Já houve um tempo em que a imprensa não era mera caudatária das teses influentes ou refém da sensação, que nem sempre é um pensamento, da maioria. Deu-se antes do advento das redes sociais. Infelizmente, os dias em curso não conseguem fazer a necessária distinção entre o popular e o populista. Há muito tenho dito e escrito que o Brasil ainda sentirá saudade do governo de Michel Temer. Não precisei que o próprio editasse uma cartilha para destacar seus impressionantes feitos em apenas dois anos. Editado o texto e tornado público, como se viu nesta terça, ainda assim, como é notório, a reação da própria imprensa foi de desconfiança, como se o material fosse mero panfleto publicitário.
E não que a depredação das escolhas certas, sensatas, racionais, que fazem bem ao país, seja uma novidade entre nós, não é mesmo? FHC fez certamente o melhor governo desde a redemocratização do país e um dos melhores da história. Ocorre que a máquina então encarregada de produzir “verdades coletivas”, o PT, demonizou a melhor herança do adversário.
A gestão que nos devolveu uma moeda; que reconstruiu a ideia do preço, que se havia perdido; que domou a superinflação; que deu início à modernização do Estado, depois abortada; que recolocou no seu lugar o mercado como o principal fator de desenvolvimento; que venceu anos de atraso com a simples privatização de algumas estatais, bem, esse governo foi mandado pelo petismo para a lata do lixo. E, não há como ignorar, houve uma reação passiva da imprensa diante do desmanche moral do que era uma herança bendita, nunca maldita. Pistoleiros que tiveram interesses contrariados ajudaram a satanizar as privatizações como mero ato de pirataria contra o bem público.
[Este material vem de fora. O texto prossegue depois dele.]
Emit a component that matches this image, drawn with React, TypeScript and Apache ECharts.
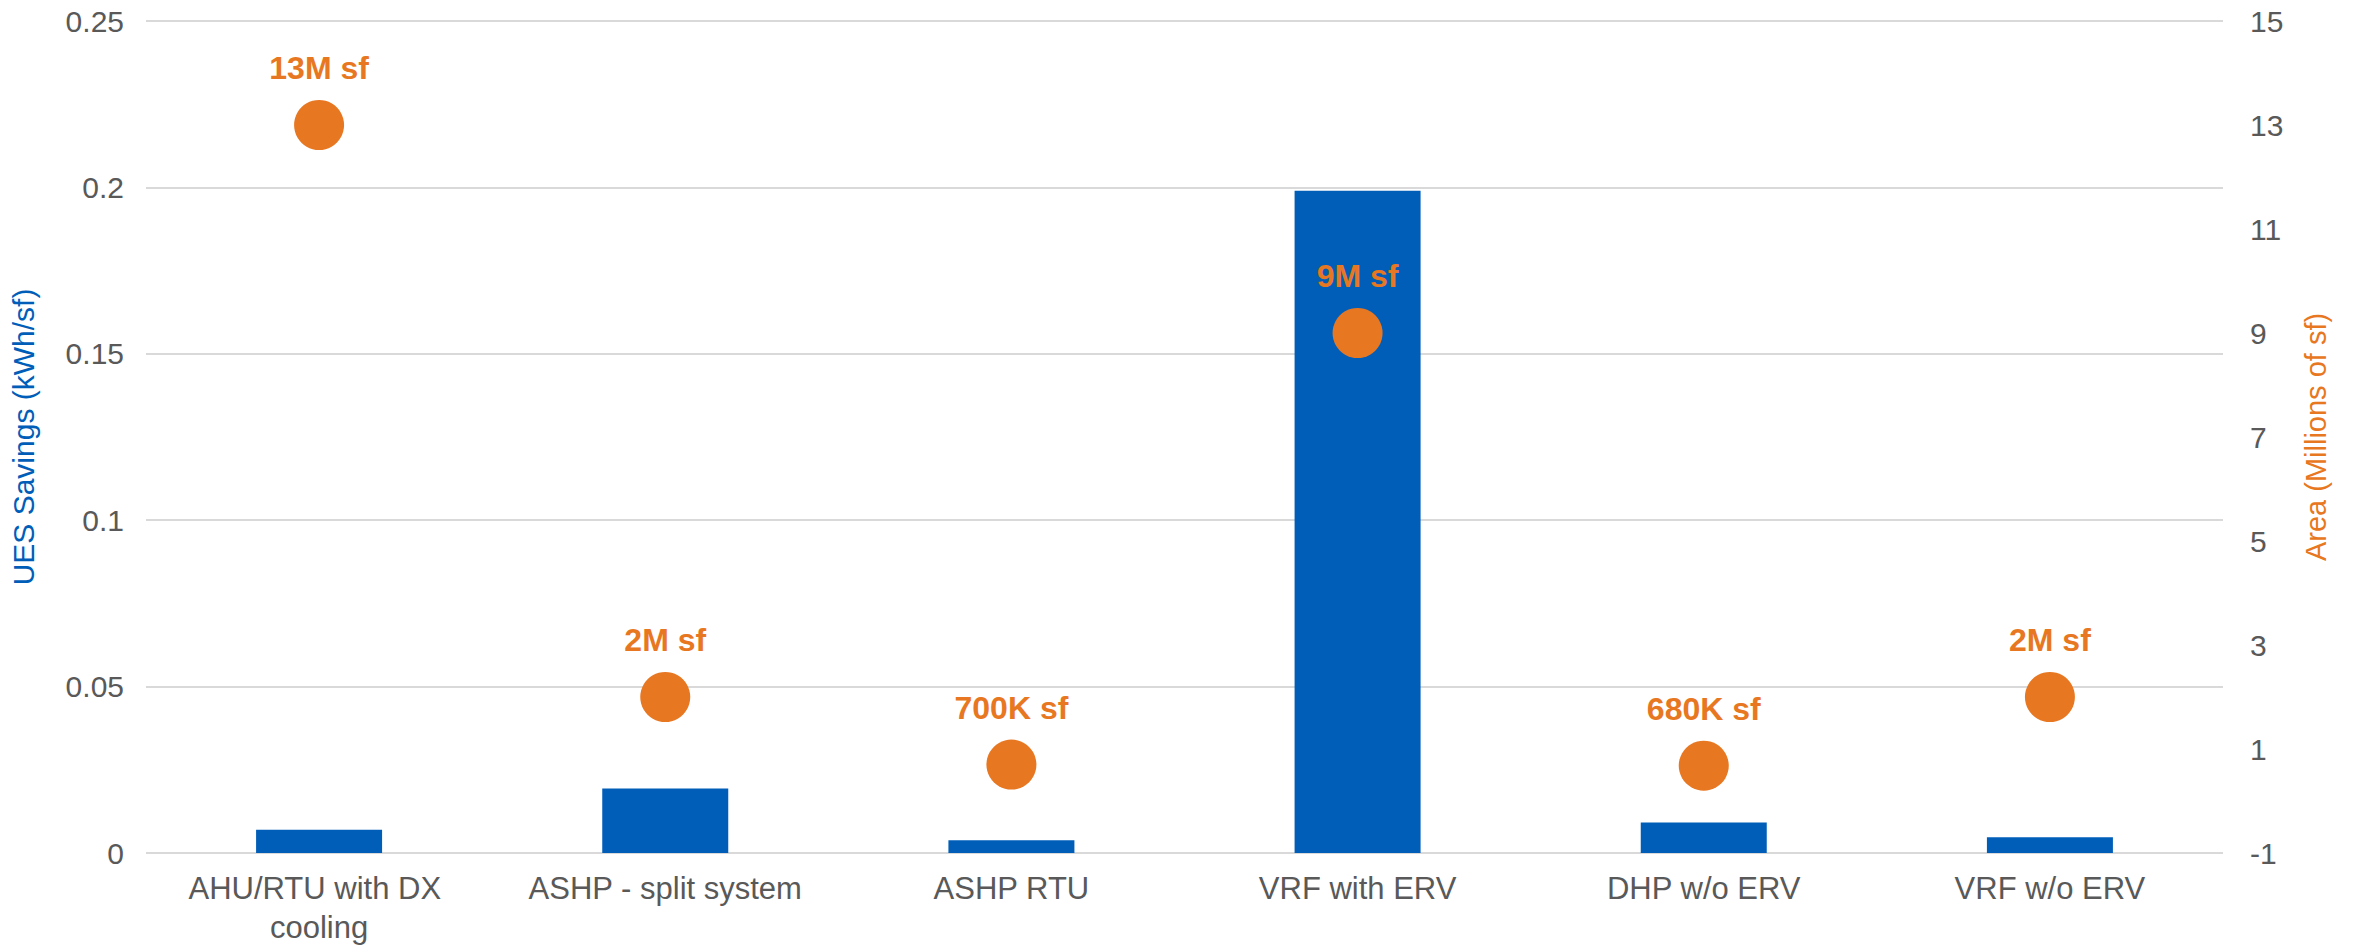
import React, { useEffect, useRef } from "react";
import * as echarts from "echarts";

const categories = [
  "AHU/RTU with DX cooling",
  "ASHP - split system",
  "ASHP RTU",
  "VRF with ERV",
  "DHP w/o ERV",
  "VRF w/o ERV",
];
const uesSavings = [0.007, 0.0194, 0.0038, 0.199, 0.0092, 0.0047];
const areaMillions = [13, 2, 0.7, 9, 0.68, 2];
const areaLabels = ["13M sf", "2M sf", "700K sf", "9M sf", "680K sf", "2M sf"];
const leftTicks = { min: 0, max: 0.25, interval: 0.05 };
const rightTicks = { min: -1, max: 15, interval: 2 };

const BLUE = "#005EB8";
const ORANGE = "#E87722";
const GRAY = "#595959";
const GRID = "#D9D9D9";
const FONT = "'Liberation Sans', Arial, sans-serif";

// right axis is drawn on a shifted scale so that ticks fall on odd numbers (-1, 1, 3, ...)
const shift = -rightTicks.min;

export default function App() {
  const ref = useRef<HTMLDivElement>(null);
  useEffect(() => {
    if (!ref.current) return;
    const chart = echarts.init(ref.current, undefined, { renderer: "svg" });
    chart.setOption({
      animation: false,
      backgroundColor: "#ffffff",
      grid: { left: 144, right: 134, top: 21, bottom: 93 },
      xAxis: {
        type: "category",
        data: categories,
        axisLine: { show: false },
        axisTick: { show: false },
        axisLabel: {
          interval: 0,
          color: GRAY,
          fontFamily: FONT,
          fontSize: 31,
          lineHeight: 39,
          margin: 16,
          width: 330,
          overflow: "break",
        },
      },
      yAxis: [
        {
          type: "value",
          min: leftTicks.min,
          max: leftTicks.max,
          interval: leftTicks.interval,
          name: "UES Savings (kWh/sf)",
          nameLocation: "middle",
          nameGap: 108,
          nameTextStyle: { color: BLUE, fontFamily: FONT, fontSize: 30 },
          axisLine: { show: false },
          axisTick: { show: false },
          axisLabel: { color: GRAY, fontFamily: FONT, fontSize: 30, margin: 22 },
          splitLine: { lineStyle: { color: GRID, width: 2 } },
        },
        {
          type: "value",
          min: rightTicks.min + shift,
          max: rightTicks.max + shift,
          interval: rightTicks.interval,
          name: "Area (Millions of sf)",
          nameLocation: "middle",
          nameGap: 78,
          nameRotate: 90,
          nameTextStyle: { color: ORANGE, fontFamily: FONT, fontSize: 29 },
          axisLine: { show: false },
          axisTick: { show: false },
          splitLine: { show: false },
          axisLabel: {
            color: GRAY,
            fontFamily: FONT,
            fontSize: 30,
            margin: 27,
            formatter: (v: number) => String(Math.round(v - shift)),
          },
        },
      ],
      series: [
        {
          type: "bar",
          yAxisIndex: 0,
          data: uesSavings,
          barWidth: "36.4%",
          itemStyle: { color: BLUE },
        },
        {
          type: "scatter",
          yAxisIndex: 1,
          data: areaMillions.map((v, i) => ({ value: [categories[i], v + shift] })),
          symbolSize: 50,
          itemStyle: { color: ORANGE, opacity: 1 },
          label: {
            show: true,
            position: "top",
            distance: 16,
            color: ORANGE,
            fontFamily: FONT,
            fontWeight: "bold",
            fontSize: 32,
            formatter: (p: any) => areaLabels[p.dataIndex],
          },
        },
      ],
    });
    return () => chart.dispose();
  }, []);
  return (
    <div
      ref={ref}
      style={{ position: "fixed", left: 0, top: 0, width: 2357, height: 947 }}
    />
  );
}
Mudam-se os tempos, mudam-se as vontades, como escreveu o poeta. Um novo valor se alevantou, e a noção um tanto tacanha de “justiça social” que o PT havia tornado influente foi substituída por uma nova verdade coletiva: a caça aos corruptos. Transformou-se a necessária profilaxia nas relações entre o setor público e o setor privado num novo valor absolutista. Quando isso acontece, a primeira coisa que se perde é o critério. Quando isso acontece, a primeira faculdade que sai comprometida é a capacidade de julgamento.
E, então, nada mais resta a ser exaltado senão o novo valor que se passa a adorar como um fetiche. Perde-se a objetividade. Em seu lugar, entra o culto religioso em homenagem ao Deus entronizado: antes, todas as virtudes do governo FHC foram rendidas no altar da “igualdade social”, que o tucano não teria promovido, o que é falso. Todas as virtudes do governo Temer, agora, se diluem no Bezerro de Ouro da hora, que é o combate à corrupção. E uma nota à margem: do próprio governo Lula, que chegou a ser religião influente em passado nem tão remoto, não sobraram nem as qualidades. E algumas havia.
E, lamento constatá-lo, os entes da sociedade que deveriam ser isentos para, afinal, aprovar o que tem de ser aprovado e descartar o que tem de ser descartado, acabam perdendo a isenção. Deixam de ser os juízes criteriosos de uma opinião pública qualificada para se tornar meros alto-falantes do alarido. A imprensa deixa de ser uma referência de objetividade e se esforça, ela própria, para ser legitimada pelo vozerio sem dono que opinião pública não é, mas gritaria histérica de grupelhos organizados.
E isso, meus caros, acaba nos conduzindo às piores escolhas.